If Homeland Security Director Tom Ridge should light the Red Alert lamp, the U.S. will have many enemies -- most inadvertent.
"If the nation escalates to red alert,' which is the highest in the color-coded readiness against terror, you will be assumed by authorities to be the enemy if you so much as venture outside your home," the Courier-Post reported on Sunday, paraphrasing New Jersey anti-terror czar Sid Caspersen.
Sounds a lot like the Iraq we are about to blow apart.
We may not be able to do much about the war in Iraq, but there are things we can do here to stop the madness at home.
And some things we shouldn't do.
Support New Mexico State Rep. Max Coll's efforts to undo the damage of the Ashcroft regime.

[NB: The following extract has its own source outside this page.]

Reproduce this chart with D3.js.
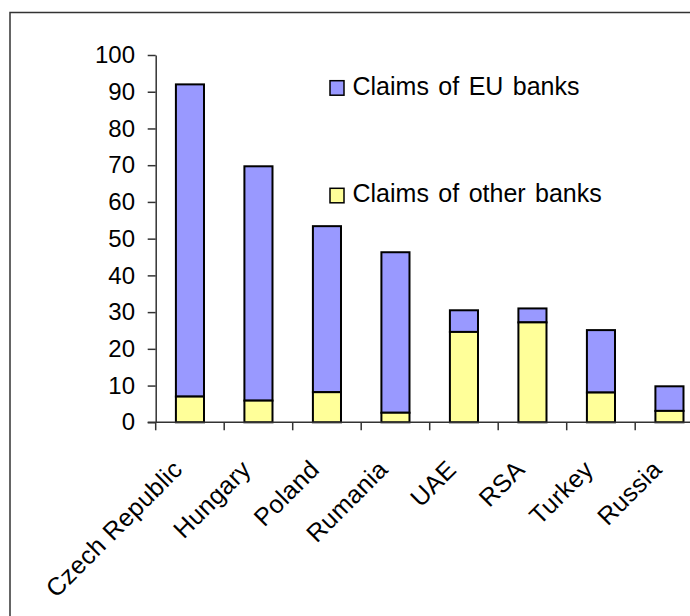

Coll's "House Joint Memorial 40" affirms "civil rights and liberties" and declares "opposition to federal measures that infringe on civil liberties." Coll goes as far as calling for New Mexico law enforcement agencies not to cooperate with federal immigration investigations.
Check out Coll's proposed legislation on the Web at www.legis.state.nm.us.

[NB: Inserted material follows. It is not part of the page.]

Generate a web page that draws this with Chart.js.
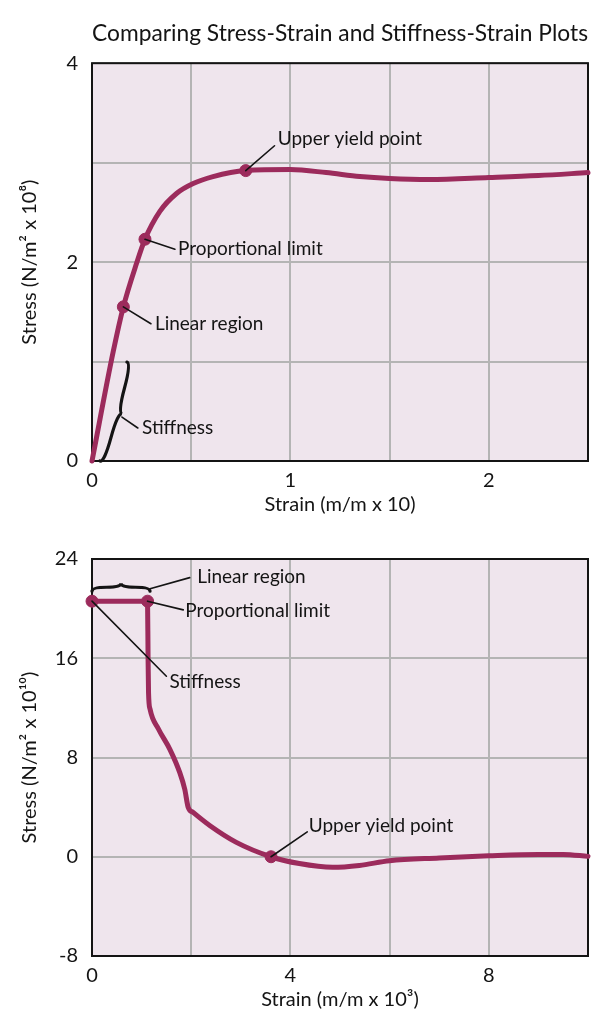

Then get on the horn with your state legislators and see if any of those invertebrates can muster up some courage to pass a similar bill here. (See the Committee of Seventy's website, www.seventy.org, for contact information.)
Do whatever you can to protect the constitution. Protest. Write letters. But we shouldn't do anything that will prolong this mess in Iraq, like trying to besiege military installations -- where guards have already been given orders to shoot.
If we are in it, we have to win it. Regardless of how you feel about Bush -- and I too am ashamed that he is running the country -- directly interfering with military operations won't help the cause of peace. Once we are committed to war, any delay in a swift, decisive victory over Hussein will only mean more blood, ours and theirs.
And, before the missiles fly and the bombs drop and our troops head into battle, I leave you with this thought.
I am fed up with those who equate debate with helping Hussein.
I have friends going into battle.
I don't want them to go.
And I very much want them to come home from this war that Bush's incompetence has wrought.